- **MATERIAL**
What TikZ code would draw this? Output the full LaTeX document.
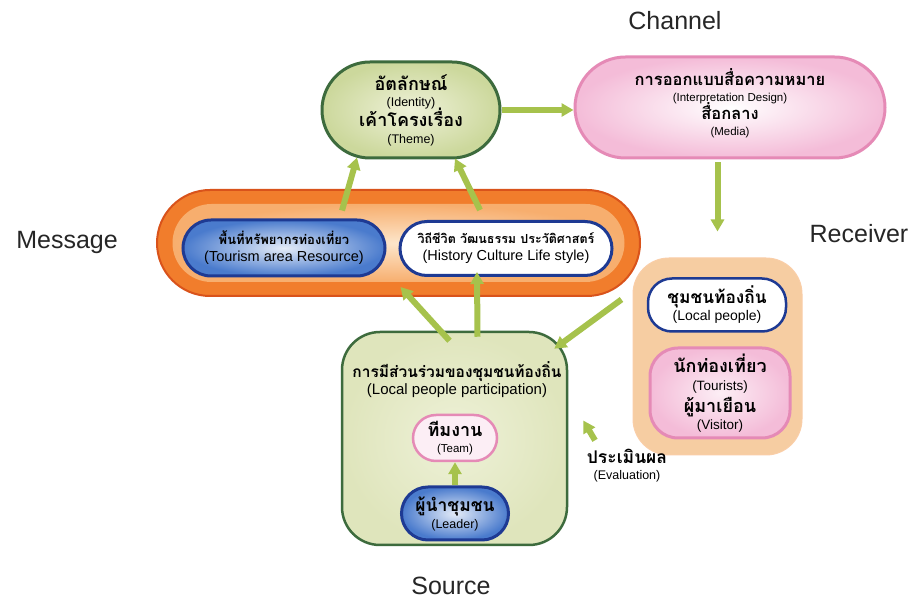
\documentclass[tikz,border=0pt]{standalone}
\usepackage{fontspec}
\setmainfont{Liberation Sans}
\newfontfamily\thaifont[Script=Thai]{Loma}
\usetikzlibrary{arrows.meta,shapes.misc,calc}

\definecolor{arrowgreen}{HTML}{A6C24C}
\definecolor{darkgreen}{HTML}{3D6B3D}
\definecolor{palegreen}{HTML}{EEF1D8}
\definecolor{midgreen}{HTML}{CCD89C}
\definecolor{srcgreen}{HTML}{DFE5BC}
\definecolor{pinkline}{HTML}{E58AB6}
\definecolor{pinkfill}{HTML}{F4BCD8}
\definecolor{palepink}{HTML}{FCEEF5}
\definecolor{orangeband}{HTML}{F17D2C}
\definecolor{orangeedge}{HTML}{D9531B}
\definecolor{peachlight}{HTML}{FDE6CB}
\definecolor{peachdark}{HTML}{F7AE6E}
\definecolor{rcvpeach}{HTML}{F6CDA2}
\definecolor{navy}{HTML}{1E3A93}
\definecolor{blueedge}{HTML}{4A7BCD}
\definecolor{bluelight}{HTML}{E4ECF8}

\newcommand\thailine[2]{{\thaifont\bfseries\fontsize{#1}{20}\selectfont #2}}
\newcommand\engline[2]{{\fontsize{#1}{20}\selectfont #2}}

\tikzset{
  pill/.style={rounded rectangle, inner sep=0pt, align=center,
    font=\fontsize{12}{20}\selectfont},
  boxshape/.style={rectangle, inner sep=0pt, align=center,
    font=\fontsize{12}{20}\selectfont},
  textonly/.style={inner sep=0pt, align=center,
    font=\fontsize{12}{20}\selectfont},
  garrow/.style={draw=arrowgreen, line width=6pt,
    -{Triangle[width=13pt,length=12pt]}},
  biglabel/.style={inner sep=0pt, font=\fontsize{25}{30}\selectfont, text=black!85},
}

\begin{document}
\lineskiplimit=-50pt\relax
\begin{tikzpicture}[x=1pt,y=-1pt]
  \fill[white] (0,0) rectangle (914,601);
  \useasboundingbox (0,0) rectangle (914,601);

  % side labels
  \node[biglabel] (lblchannel) at (675,21) {Channel};
  \node[biglabel] (lblmessage) at (67,242) {Message};
  \node[biglabel] (lblreceiver) at (859,234) {Receiver};
  \node[biglabel] (lblsource) at (451,586) {Source};

  % identity / theme
  \node[pill, draw=darkgreen, line width=3pt, inner color=palegreen, outer color=midgreen,
        minimum width=178pt, minimum height=96pt] (ident) at (411,110)
    {\thailine{18}{อัตลักษณ์}\\[-4pt]
     \engline{12.5}{(Identity)}\\[0pt]
     \thailine{18}{เค้าโครงเรื่อง}\\[-3pt]
     \engline{12.5}{(Theme)}};

  % channel: shape, then its text block
  \node[pill, draw=pinkline, line width=3pt, inner color=white, outer color=pinkfill,
        minimum width=310pt, minimum height=101pt] (chan) at (730,107.5) {};
  \node[textonly] (chantext) at (730,103)
    {\thailine{16.5}{การออกแบบสื่อความหมาย}\\[-4pt]
     \engline{11.5}{(Interpretation Design)}\\[-2pt]
     \thailine{16.5}{สื่อกลาง}\\[-4pt]
     \engline{11.5}{(Media)}};

  % message band
  \node[pill, draw=orangeedge, line width=2pt, fill=orangeband,
        minimum width=483pt, minimum height=106pt] (msg) at (398.5,243) {};
  \node[pill, inner color=peachlight, outer color=peachdark,
        minimum width=452pt, minimum height=78pt] (msgcore) at (398.5,243) {};
  \node[pill, draw=navy, line width=3pt, inner color=bluelight, outer color=blueedge,
        minimum width=202pt, minimum height=56pt] (msga) at (284,248)
    {\thailine{13}{พื้นที่ทรัพยากรท่องเที่ยว}\\[-3pt]
     \engline{14.5}{(Tourism area Resource)}};
  \node[pill, draw=navy, line width=3pt, fill=white,
        minimum width=212pt, minimum height=54pt] (msgb) at (506,248.5)
    {\thailine{12.5}{วิถีชีวิต วัฒนธรรม ประวัติศาสตร์}\\[-3pt]
     \engline{14.5}{(History Culture Life style)}};

  % receiver
  \node[boxshape, rounded corners=36pt, draw=peachdark!60, line width=1pt, fill=rcvpeach,
        minimum width=169pt, minimum height=197pt] (rcv) at (717.5,356.5) {};
  \node[boxshape, rounded corners=24pt, draw=navy, line width=2.5pt, fill=white,
        minimum width=138pt, minimum height=53pt] (loc) at (717,305)
    {\thailine{17.3}{ชุมชนท้องถิ่น}\\[-3pt]
     \engline{14}{(Local people)}};
  \node[boxshape, rounded corners=28pt, draw=pinkline, line width=3pt,
        inner color=palepink, outer color=pinkfill,
        minimum width=140pt, minimum height=90pt] (tour) at (720,393)
    {\thailine{18}{นักท่องเที่ยว}\\[-2pt]
     \engline{13.5}{(Tourists)}\\[2pt]
     \thailine{18}{ผู้มาเยือน}\\[-3pt]
     \engline{13.5}{(Visitor)}};

  % source
  \node[boxshape, rounded corners=38pt, draw=darkgreen, line width=2.5pt,
        inner color=palegreen, outer color=srcgreen,
        minimum width=225pt, minimum height=213pt] (src) at (454.5,438.5) {};
  \node[textonly] (srctitle) at (457,380)
    {\thailine{15.5}{การมีส่วนร่วมของชุมชนท้องถิ่น}\\[-3pt]
     \engline{15}{(Local people participation)}};
  \node[pill, draw=pinkline, line width=2.5pt, fill=palepink,
        minimum width=84pt, minimum height=46pt] (team) at (455,438)
    {\thailine{18}{ทีมงาน}\\[-4pt]
     \engline{11.5}{(Team)}};
  \node[pill, draw=navy, line width=3pt, inner color=bluelight, outer color=blueedge,
        minimum width=107pt, minimum height=53pt] (leader) at (455,513.5)
    {\thailine{17.5}{ผู้นำชุมชน}\\[-3pt]
     \engline{12.5}{(Leader)}};

  % evaluation
  \node[textonly] (eval) at (627,466)
    {\thailine{17.5}{ประเมินผล}\\[-4pt]
     \engline{12.5}{(Evaluation)}};

  % connectors
  \draw[garrow] (ident.east) -- (ident.east -| chan.west);
  \draw[garrow] ([yshift=-3pt]chan.south -| rcv.north) -- ([yshift=26pt]rcv.north);
  \draw[garrow] ($(msga.north)+(58,-8)$) -- ($(ident.south)+(-54,-2)$);
  \draw[garrow] ($(msgb.north)+(-26,-10)$) -- ($(ident.south)+(44,-1)$);
  \draw[garrow] ($(src.north)+(-5,10)$) -- ($(msg.south)+(2,-10)$);
  \draw[garrow] ($(src.north)+(23,6)$) -- ($(msgb.south)+(-29,-5)$);
  \draw[garrow] ($(rcv.north west)+(-11,42)$) -- ($(src.north east)+(-14,18)$);
  \draw[garrow] (leader.north) -- (team.south);
  \draw[garrow] ($(eval.north)+(-32,-9)$) -- ($(src.east)+(15,-18)$);
\end{tikzpicture}
\end{document}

- **GIVEN TASK**
Without the pictures, copy the material exactly as given.

- **ANSWER FOR THIS EXERCISE**
What TikZ code would draw this? Output the full LaTeX document.
\documentclass[tikz,border=0pt]{standalone}
\usepackage{fontspec}
\setmainfont{Liberation Sans}
\newfontfamily\thaifont[Script=Thai]{Loma}
\usetikzlibrary{arrows.meta,shapes.misc,calc}

\definecolor{arrowgreen}{HTML}{A6C24C}
\definecolor{darkgreen}{HTML}{3D6B3D}
\definecolor{palegreen}{HTML}{EEF1D8}
\definecolor{midgreen}{HTML}{CCD89C}
\definecolor{srcgreen}{HTML}{DFE5BC}
\definecolor{pinkline}{HTML}{E58AB6}
\definecolor{pinkfill}{HTML}{F4BCD8}
\definecolor{palepink}{HTML}{FCEEF5}
\definecolor{orangeband}{HTML}{F17D2C}
\definecolor{orangeedge}{HTML}{D9531B}
\definecolor{peachlight}{HTML}{FDE6CB}
\definecolor{peachdark}{HTML}{F7AE6E}
\definecolor{rcvpeach}{HTML}{F6CDA2}
\definecolor{navy}{HTML}{1E3A93}
\definecolor{blueedge}{HTML}{4A7BCD}
\definecolor{bluelight}{HTML}{E4ECF8}

\newcommand\thailine[2]{{\thaifont\bfseries\fontsize{#1}{20}\selectfont #2}}
\newcommand\engline[2]{{\fontsize{#1}{20}\selectfont #2}}

\tikzset{
  pill/.style={rounded rectangle, inner sep=0pt, align=center,
    font=\fontsize{12}{20}\selectfont},
  boxshape/.style={rectangle, inner sep=0pt, align=center,
    font=\fontsize{12}{20}\selectfont},
  textonly/.style={inner sep=0pt, align=center,
    font=\fontsize{12}{20}\selectfont},
  garrow/.style={draw=arrowgreen, line width=6pt,
    -{Triangle[width=13pt,length=12pt]}},
  biglabel/.style={inner sep=0pt, font=\fontsize{25}{30}\selectfont, text=black!85},
}

\begin{document}
\lineskiplimit=-50pt\relax
\begin{tikzpicture}[x=1pt,y=-1pt]
  \fill[white] (0,0) rectangle (914,601);
  \useasboundingbox (0,0) rectangle (914,601);

  % side labels
  \node[biglabel] (lblchannel) at (675,21) {Channel};
  \node[biglabel] (lblmessage) at (67,242) {Message};
  \node[biglabel] (lblreceiver) at (859,234) {Receiver};
  \node[biglabel] (lblsource) at (451,586) {Source};

  % identity / theme
  \node[pill, draw=darkgreen, line width=3pt, inner color=palegreen, outer color=midgreen,
        minimum width=178pt, minimum height=96pt] (ident) at (411,110)
    {\thailine{18}{อัตลักษณ์}\\[-4pt]
     \engline{12.5}{(Identity)}\\[0pt]
     \thailine{18}{เค้าโครงเรื่อง}\\[-3pt]
     \engline{12.5}{(Theme)}};

  % channel: shape, then its text block
  \node[pill, draw=pinkline, line width=3pt, inner color=white, outer color=pinkfill,
        minimum width=310pt, minimum height=101pt] (chan) at (730,107.5) {};
  \node[textonly] (chantext) at (730,103)
    {\thailine{16.5}{การออกแบบสื่อความหมาย}\\[-4pt]
     \engline{11.5}{(Interpretation Design)}\\[-2pt]
     \thailine{16.5}{สื่อกลาง}\\[-4pt]
     \engline{11.5}{(Media)}};

  % message band
  \node[pill, draw=orangeedge, line width=2pt, fill=orangeband,
        minimum width=483pt, minimum height=106pt] (msg) at (398.5,243) {};
  \node[pill, inner color=peachlight, outer color=peachdark,
        minimum width=452pt, minimum height=78pt] (msgcore) at (398.5,243) {};
  \node[pill, draw=navy, line width=3pt, inner color=bluelight, outer color=blueedge,
        minimum width=202pt, minimum height=56pt] (msga) at (284,248)
    {\thailine{13}{พื้นที่ทรัพยากรท่องเที่ยว}\\[-3pt]
     \engline{14.5}{(Tourism area Resource)}};
  \node[pill, draw=navy, line width=3pt, fill=white,
        minimum width=212pt, minimum height=54pt] (msgb) at (506,248.5)
    {\thailine{12.5}{วิถีชีวิต วัฒนธรรม ประวัติศาสตร์}\\[-3pt]
     \engline{14.5}{(History Culture Life style)}};

  % receiver
  \node[boxshape, rounded corners=36pt, draw=peachdark!60, line width=1pt, fill=rcvpeach,
        minimum width=169pt, minimum height=197pt] (rcv) at (717.5,356.5) {};
  \node[boxshape, rounded corners=24pt, draw=navy, line width=2.5pt, fill=white,
        minimum width=138pt, minimum height=53pt] (loc) at (717,305)
    {\thailine{17.3}{ชุมชนท้องถิ่น}\\[-3pt]
     \engline{14}{(Local people)}};
  \node[boxshape, rounded corners=28pt, draw=pinkline, line width=3pt,
        inner color=palepink, outer color=pinkfill,
        minimum width=140pt, minimum height=90pt] (tour) at (720,393)
    {\thailine{18}{นักท่องเที่ยว}\\[-2pt]
     \engline{13.5}{(Tourists)}\\[2pt]
     \thailine{18}{ผู้มาเยือน}\\[-3pt]
     \engline{13.5}{(Visitor)}};

  % source
  \node[boxshape, rounded corners=38pt, draw=darkgreen, line width=2.5pt,
        inner color=palegreen, outer color=srcgreen,
        minimum width=225pt, minimum height=213pt] (src) at (454.5,438.5) {};
  \node[textonly] (srctitle) at (457,380)
    {\thailine{15.5}{การมีส่วนร่วมของชุมชนท้องถิ่น}\\[-3pt]
     \engline{15}{(Local people participation)}};
  \node[pill, draw=pinkline, line width=2.5pt, fill=palepink,
        minimum width=84pt, minimum height=46pt] (team) at (455,438)
    {\thailine{18}{ทีมงาน}\\[-4pt]
     \engline{11.5}{(Team)}};
  \node[pill, draw=navy, line width=3pt, inner color=bluelight, outer color=blueedge,
        minimum width=107pt, minimum height=53pt] (leader) at (455,513.5)
    {\thailine{17.5}{ผู้นำชุมชน}\\[-3pt]
     \engline{12.5}{(Leader)}};

  % evaluation
  \node[textonly] (eval) at (627,466)
    {\thailine{17.5}{ประเมินผล}\\[-4pt]
     \engline{12.5}{(Evaluation)}};

  % connectors
  \draw[garrow] (ident.east) -- (ident.east -| chan.west);
  \draw[garrow] ([yshift=-3pt]chan.south -| rcv.north) -- ([yshift=26pt]rcv.north);
  \draw[garrow] ($(msga.north)+(58,-8)$) -- ($(ident.south)+(-54,-2)$);
  \draw[garrow] ($(msgb.north)+(-26,-10)$) -- ($(ident.south)+(44,-1)$);
  \draw[garrow] ($(src.north)+(-5,10)$) -- ($(msg.south)+(2,-10)$);
  \draw[garrow] ($(src.north)+(23,6)$) -- ($(msgb.south)+(-29,-5)$);
  \draw[garrow] ($(rcv.north west)+(-11,42)$) -- ($(src.north east)+(-14,18)$);
  \draw[garrow] (leader.north) -- (team.south);
  \draw[garrow] ($(eval.north)+(-32,-9)$) -- ($(src.east)+(15,-18)$);
\end{tikzpicture}
\end{document}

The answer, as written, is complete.